In the jungles of Africa or Paupa New Guinea or in the bombed-out highlands of Afghanistan, I could see this being an acceptable activity, but not in this country. No way. No how.
The sad fact of the matter is that he was not only participating in the killing of dogs and the bankrolling of the operation, but he didn't see enough wrong with it to cease his actions. And if there was any doubt about whether he was involved with the enterprise, he named it after his hometown, Newport News, Virginia. (Get it, Bad Newz Kennels?)
I've never been to Newport News, but I know it's a city that builds huge ships for the military. There are thousands of blue collar workers there that hang up 50 feet in the air making welds on the hull of aircraft carriers. I'm sure almost all of them would do anything to be where Michael Vick was.
Yet another group of people that Michael Vick gave the finger.
I don't know if this story gets any worse, or if it gets better. That is hard to say right now.

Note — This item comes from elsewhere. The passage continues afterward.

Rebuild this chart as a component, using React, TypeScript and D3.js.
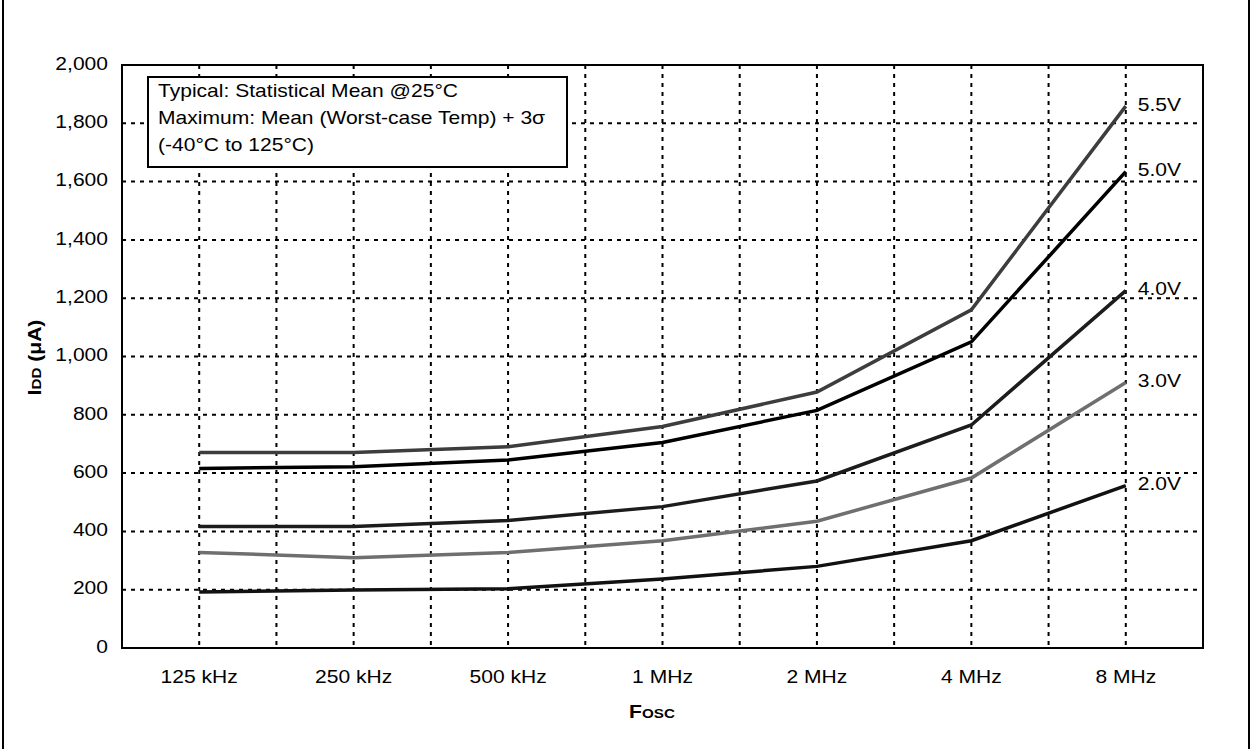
import React from "react";
import * as d3 from "d3";

// frequency categories on the x axis
const categories = ["125 kHz", "250 kHz", "500 kHz", "1 MHz", "2 MHz", "4 MHz", "8 MHz"];

// IDD (uA) per supply voltage
const v55 = [671, 671, 690, 760, 878, 1160, 1859];
const v50 = [616, 622, 645, 705, 815, 1050, 1634];
const v40 = [417, 417, 437, 485, 573, 765, 1226];
const v30 = [328, 310, 328, 368, 435, 583, 911];
const v20 = [192, 199, 203, 237, 280, 368, 557];

const seriesNames = ["5.5V", "5.0V", "4.0V", "3.0V", "2.0V"];
const seriesValues = [v55, v50, v40, v30, v20];
const seriesColors = ["#3d3d3d", "#000000", "#1c1c1c", "#6f6f6f", "#111111"];

const yTicks = [0, 200, 400, 600, 800, 1000, 1200, 1400, 1600, 1800, 2000];

const noteLines = [
  "Typical: Statistical Mean @25°C",
  "Maximum: Mean (Worst-case Temp) + 3σ",
  "(-40°C to 125°C)",
];

const W = 1250;
const H = 749;
const margin = { top: 65, right: 47, bottom: 101, left: 122 };
const FONT = "'Liberation Sans', Arial, Helvetica, sans-serif";
const FS = 18;
const SX = 1.17; // the original lettering is a bit wider than Arial

// text placed at (x,y) and stretched horizontally
const T = ({ x, y, anchor = "start", baseline, rotate = 0, bold = false, children }: any) => (
  <g transform={`translate(${x},${y}) rotate(${rotate}) scale(${SX},1)`}>
    <text
      textAnchor={anchor}
      dominantBaseline={baseline}
      fontSize={FS}
      fontWeight={bold ? "bold" : "normal"}
      fill="#000"
    >
      {children}
    </text>
  </g>
);

const App = () => {
  const plotW = W - margin.left - margin.right;
  const plotH = H - margin.top - margin.bottom;

  const x = d3.scaleBand().domain(categories).range([0, plotW]).padding(0);
  const xc = (c: string) => (x(c) as number) + x.bandwidth() / 2;
  const y = d3.scaleLinear().domain([0, 2000]).range([plotH, 0]);

  // vertical grid at every category centre and every boundary
  const vGrid: number[] = [];
  categories.forEach((c, i) => {
    if (i > 0) vGrid.push(x(c) as number);
    vGrid.push(xc(c));
  });

  const line = d3
    .line<number>()
    .x((_, i) => xc(categories[i]))
    .y((d) => y(d));

  const fmt = d3.format(",");

  return (
    <svg
      width={W}
      height={H}
      style={{ position: "fixed", left: 0, top: 0, background: "#fff" }}
      fontFamily={FONT}
    >
      <rect x={0} y={0} width={W} height={H} fill="#fff" />
      {/* outer frame */}
      <rect x={3} y={-3} width={W - 4} height={H + 6} fill="none" stroke="#000" strokeWidth={2} />

      <g transform={`translate(${margin.left},${margin.top})`}>
        {/* grid */}
        {yTicks
          .filter((t) => t > 0 && t < 2000)
          .map((t) => (
            <line
              key={"h" + t}
              x1={0}
              x2={plotW}
              y1={y(t)}
              y2={y(t)}
              stroke="#000"
              strokeWidth={2}
              strokeDasharray="4,5"
            />
          ))}
        {vGrid.map((gx, i) => (
          <line
            key={"v" + i}
            x1={gx}
            x2={gx}
            y1={0}
            y2={plotH}
            stroke="#000"
            strokeWidth={2}
            strokeDasharray="4,5"
          />
        ))}

        {/* note box */}
        <rect x={26} y={12} width={419} height={90} fill="#fff" stroke="#000" strokeWidth={2} />
        {noteLines.map((t, i) => (
          <T key={t} x={36} y={32 + i * 27}>
            {t}
          </T>
        ))}

        {/* series */}
        {seriesValues.map((vals, i) => (
          <g key={seriesNames[i]}>
            <path d={line(vals) as string} fill="none" stroke={seriesColors[i]} strokeWidth={3.5} />
            <T x={xc(categories[categories.length - 1]) + 12} y={y(vals[vals.length - 1])} baseline="middle">
              {seriesNames[i]}
            </T>
          </g>
        ))}

        {/* plot frame */}
        <rect x={0} y={0} width={plotW} height={plotH} fill="none" stroke="#000" strokeWidth={2} />

        {/* y tick labels */}
        {yTicks.map((t) => (
          <T key={"yt" + t} x={-14} y={y(t)} anchor="end" baseline="middle">
            {fmt(t)}
          </T>
        ))}

        {/* x tick labels */}
        {categories.map((c) => (
          <T key={c} x={xc(c)} y={plotH + 35} anchor="middle">
            {c}
          </T>
        ))}

        {/* axis titles */}
        <T x={530} y={plotH + 70} anchor="middle" bold>
          F<tspan fontSize={13}>OSC</tspan>
        </T>
        <T x={-81} y={plotH / 2 + 1} anchor="middle" rotate={-90} bold>
          I<tspan fontSize={13}>DD</tspan> (μA)
        </T>
      </g>
    </svg>
  );
};

export default App;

It would be nice to forgive and forget, but I'm not sure if that's going to happen. Vick is looking at at least 8 months to a year in the federal pen, possible state charges in Virginia brought on by an outcry from a very disturbed, angry public, and then even when he's out, he'll get a ban of at least a year from NFL Commissioner Roger Goodell.
If he can still play, it will be hard to see him on an NFL field before 2010, when he'll be 30 years old and scarred from prison.
He will be a shell of himself, but hey, at least he'll still be isolated from his teammates, right?